### Given request:
Skip the pictures and extract all of the lines exactly as written.
— Begin —
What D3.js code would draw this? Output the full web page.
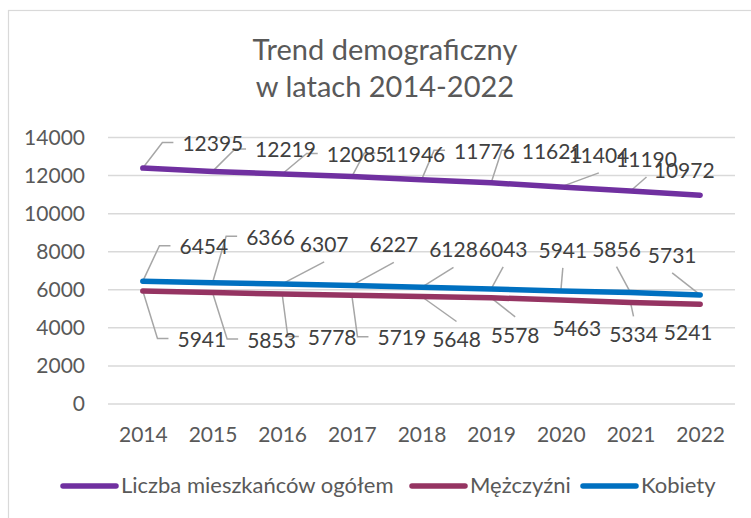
<!DOCTYPE html>
<html>
<head>
<meta charset="utf-8">
<script src="https://cdn.jsdelivr.net/npm/d3@7"></script>
<style>
  body { margin: 0; background: #fff; }
  svg { display: block; font-family: Lato, "Open Sans", sans-serif; }
</style>
</head>
<body>
<div id="chart"></div>
<script>
// data
const years = ["2014", "2015", "2016", "2017", "2018", "2019", "2020", "2021", "2022"];
const total = [12395, 12219, 12085, 11946, 11776, 11621, 11404, 11190, 10972];
const men = [5941, 5853, 5778, 5719, 5648, 5578, 5463, 5334, 5241];
const women = [6454, 6366, 6307, 6227, 6128, 6043, 5941, 5856, 5731];
const yTicks = [0, 2000, 4000, 6000, 8000, 10000, 12000, 14000];
const seriesNames = ["Liczba mieszkańców ogółem", "Mężczyźni", "Kobiety"];
const seriesColors = ["#7030A0", "#953462", "#0070C0"];

// label placement (offset of label centre / baseline from its point)
const totalLabelOff = [[70, -17], [73, -14], [75, -12], [63, -15], [63, -21], [61, -24], [38, -24], [16, -24], [-16, -17]];
const menLabelOff = [[59, 56], [59, 55], [50, 51], [50, 50], [35, 51], [24, 45], [16, 36], [3, 40], [-12, 36]];
const womenLabelOff = [[61, -27], [58, -38], [42, -32], [42, -33], [32, -30], [12, -32], [2, -33], [-14, -36], [-28, -32]];

const W = 751, H = 518;
const m = { left: 108, right: 16, top: 137.5, bottom: 114 };

const svg = d3.select("#chart").append("svg").attr("width", W).attr("height", H);

svg.append("rect").attr("x", 8.5).attr("y", 10.5).attr("width", 770).attr("height", 530)
    .attr("fill", "#fff").attr("stroke", "#D9D9D9").attr("stroke-width", 1.2);

svg.append("text").attr("x", 385).attr("y", 60).attr("text-anchor", "middle")
    .attr("fill", "#595959").style("font-size", "29px").text("Trend demograficzny");
svg.append("text").attr("x", 385).attr("y", 97).attr("text-anchor", "middle")
    .attr("fill", "#595959").style("font-size", "29px").text("w latach 2014-2022");

let x = d3.scalePoint().domain(years).range([m.left, W - m.right]).padding(0.5);
let y = d3.scaleLinear().domain([0, 14000]).range([H - m.bottom, m.top]);

// gridlines
svg.append("g").selectAll("line").data(yTicks).enter().append("line")
    .attr("x1", m.left).attr("x2", W - m.right)
    .attr("y1", d => y(d)).attr("y2", d => y(d))
    .attr("stroke", "#D9D9D9").attr("stroke-width", 1.5);

let yAxis = svg.append("g").attr("transform", `translate(${m.left - 8},0)`)
    .call(d3.axisLeft(y).tickValues(yTicks).tickSize(0).tickPadding(15).tickFormat(d3.format("d")));
yAxis.select(".domain").remove();
yAxis.selectAll("text").attr("fill", "#595959").style("font-size", "21px").style("font-family", "Lato, sans-serif");

let xAxis = svg.append("g").attr("transform", `translate(0,${H - m.bottom})`)
    .call(d3.axisBottom(x).tickSize(0).tickPadding(23));
xAxis.select(".domain").remove();
xAxis.selectAll("text").attr("fill", "#595959").style("font-size", "21px").style("font-family", "Lato, sans-serif");

const series = [
    { vals: total, off: totalLabelOff, color: seriesColors[0] },
    { vals: men, off: menLabelOff, color: seriesColors[1] },
    { vals: women, off: womenLabelOff, color: seriesColors[2] }
];

let line = d3.line().x((d, i) => x(years[i])).y(d => y(d));

let leaderG = svg.append("g");
series.forEach(s => {
    svg.append("path").datum(s.vals).attr("d", line)
        .attr("fill", "none").attr("stroke", s.color).attr("stroke-width", 5.5)
        .attr("stroke-linecap", "round").attr("stroke-linejoin", "round");
});

let labelG = svg.append("g");
series.forEach(s => {
    s.vals.forEach((v, i) => {
        let px = x(years[i]), py = y(v);
        let cx = px + s.off[i][0], by = py + s.off[i][1];
        let t = labelG.append("text").attr("x", cx).attr("y", by).attr("text-anchor", "middle")
            .attr("fill", "#404040").style("font-size", "21px").text(v);
        let bb = t.node().getBBox();
        let pts;
        if (bb.x - px > 22) {
            let my = by - 8.5;
            pts = [[px, py], [bb.x - 20, my], [bb.x - 9, my]];
        } else {
            let above = by < py;
            let ey = above ? by + 10 : by - 26;
            if (Math.abs(ey - py) <= 12) return;
            pts = [[px, py], [cx, ey]];
        }
        leaderG.append("path").attr("d", d3.line()(pts))
            .attr("fill", "none").attr("stroke", "#A6A6A6").attr("stroke-width", 1.5);
    });
});

// legend
const legX = [63, 412, 583];
let leg = svg.append("g");
seriesNames.forEach((n, i) => {
    leg.append("line").attr("x1", legX[i]).attr("x2", legX[i] + 53).attr("y1", 486).attr("y2", 486)
        .attr("stroke", seriesColors[i]).attr("stroke-width", 5.5).attr("stroke-linecap", "round");
    leg.append("text").attr("x", legX[i] + 58).attr("y", 493).attr("fill", "#595959")
        .style("font-size", "22px").text(n);
});
</script>
</body>
</html>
— End —
### Answer to this task:
What D3.js code would draw this? Output the full web page.
<!DOCTYPE html>
<html>
<head>
<meta charset="utf-8">
<script src="https://cdn.jsdelivr.net/npm/d3@7"></script>
<style>
  body { margin: 0; background: #fff; }
  svg { display: block; font-family: Lato, "Open Sans", sans-serif; }
</style>
</head>
<body>
<div id="chart"></div>
<script>
// data
const years = ["2014", "2015", "2016", "2017", "2018", "2019", "2020", "2021", "2022"];
const total = [12395, 12219, 12085, 11946, 11776, 11621, 11404, 11190, 10972];
const men = [5941, 5853, 5778, 5719, 5648, 5578, 5463, 5334, 5241];
const women = [6454, 6366, 6307, 6227, 6128, 6043, 5941, 5856, 5731];
const yTicks = [0, 2000, 4000, 6000, 8000, 10000, 12000, 14000];
const seriesNames = ["Liczba mieszkańców ogółem", "Mężczyźni", "Kobiety"];
const seriesColors = ["#7030A0", "#953462", "#0070C0"];

// label placement (offset of label centre / baseline from its point)
const totalLabelOff = [[70, -17], [73, -14], [75, -12], [63, -15], [63, -21], [61, -24], [38, -24], [16, -24], [-16, -17]];
const menLabelOff = [[59, 56], [59, 55], [50, 51], [50, 50], [35, 51], [24, 45], [16, 36], [3, 40], [-12, 36]];
const womenLabelOff = [[61, -27], [58, -38], [42, -32], [42, -33], [32, -30], [12, -32], [2, -33], [-14, -36], [-28, -32]];

const W = 751, H = 518;
const m = { left: 108, right: 16, top: 137.5, bottom: 114 };

const svg = d3.select("#chart").append("svg").attr("width", W).attr("height", H);

svg.append("rect").attr("x", 8.5).attr("y", 10.5).attr("width", 770).attr("height", 530)
    .attr("fill", "#fff").attr("stroke", "#D9D9D9").attr("stroke-width", 1.2);

svg.append("text").attr("x", 385).attr("y", 60).attr("text-anchor", "middle")
    .attr("fill", "#595959").style("font-size", "29px").text("Trend demograficzny");
svg.append("text").attr("x", 385).attr("y", 97).attr("text-anchor", "middle")
    .attr("fill", "#595959").style("font-size", "29px").text("w latach 2014-2022");

let x = d3.scalePoint().domain(years).range([m.left, W - m.right]).padding(0.5);
let y = d3.scaleLinear().domain([0, 14000]).range([H - m.bottom, m.top]);

// gridlines
svg.append("g").selectAll("line").data(yTicks).enter().append("line")
    .attr("x1", m.left).attr("x2", W - m.right)
    .attr("y1", d => y(d)).attr("y2", d => y(d))
    .attr("stroke", "#D9D9D9").attr("stroke-width", 1.5);

let yAxis = svg.append("g").attr("transform", `translate(${m.left - 8},0)`)
    .call(d3.axisLeft(y).tickValues(yTicks).tickSize(0).tickPadding(15).tickFormat(d3.format("d")));
yAxis.select(".domain").remove();
yAxis.selectAll("text").attr("fill", "#595959").style("font-size", "21px").style("font-family", "Lato, sans-serif");

let xAxis = svg.append("g").attr("transform", `translate(0,${H - m.bottom})`)
    .call(d3.axisBottom(x).tickSize(0).tickPadding(23));
xAxis.select(".domain").remove();
xAxis.selectAll("text").attr("fill", "#595959").style("font-size", "21px").style("font-family", "Lato, sans-serif");

const series = [
    { vals: total, off: totalLabelOff, color: seriesColors[0] },
    { vals: men, off: menLabelOff, color: seriesColors[1] },
    { vals: women, off: womenLabelOff, color: seriesColors[2] }
];

let line = d3.line().x((d, i) => x(years[i])).y(d => y(d));

let leaderG = svg.append("g");
series.forEach(s => {
    svg.append("path").datum(s.vals).attr("d", line)
        .attr("fill", "none").attr("stroke", s.color).attr("stroke-width", 5.5)
        .attr("stroke-linecap", "round").attr("stroke-linejoin", "round");
});

let labelG = svg.append("g");
series.forEach(s => {
    s.vals.forEach((v, i) => {
        let px = x(years[i]), py = y(v);
        let cx = px + s.off[i][0], by = py + s.off[i][1];
        let t = labelG.append("text").attr("x", cx).attr("y", by).attr("text-anchor", "middle")
            .attr("fill", "#404040").style("font-size", "21px").text(v);
        let bb = t.node().getBBox();
        let pts;
        if (bb.x - px > 22) {
            let my = by - 8.5;
            pts = [[px, py], [bb.x - 20, my], [bb.x - 9, my]];
        } else {
            let above = by < py;
            let ey = above ? by + 10 : by - 26;
            if (Math.abs(ey - py) <= 12) return;
            pts = [[px, py], [cx, ey]];
        }
        leaderG.append("path").attr("d", d3.line()(pts))
            .attr("fill", "none").attr("stroke", "#A6A6A6").attr("stroke-width", 1.5);
    });
});

// legend
const legX = [63, 412, 583];
let leg = svg.append("g");
seriesNames.forEach((n, i) => {
    leg.append("line").attr("x1", legX[i]).attr("x2", legX[i] + 53).attr("y1", 486).attr("y2", 486)
        .attr("stroke", seriesColors[i]).attr("stroke-width", 5.5).attr("stroke-linecap", "round");
    leg.append("text").attr("x", legX[i] + 58).attr("y", 493).attr("fill", "#595959")
        .style("font-size", "22px").text(n);
});
</script>
</body>
</html>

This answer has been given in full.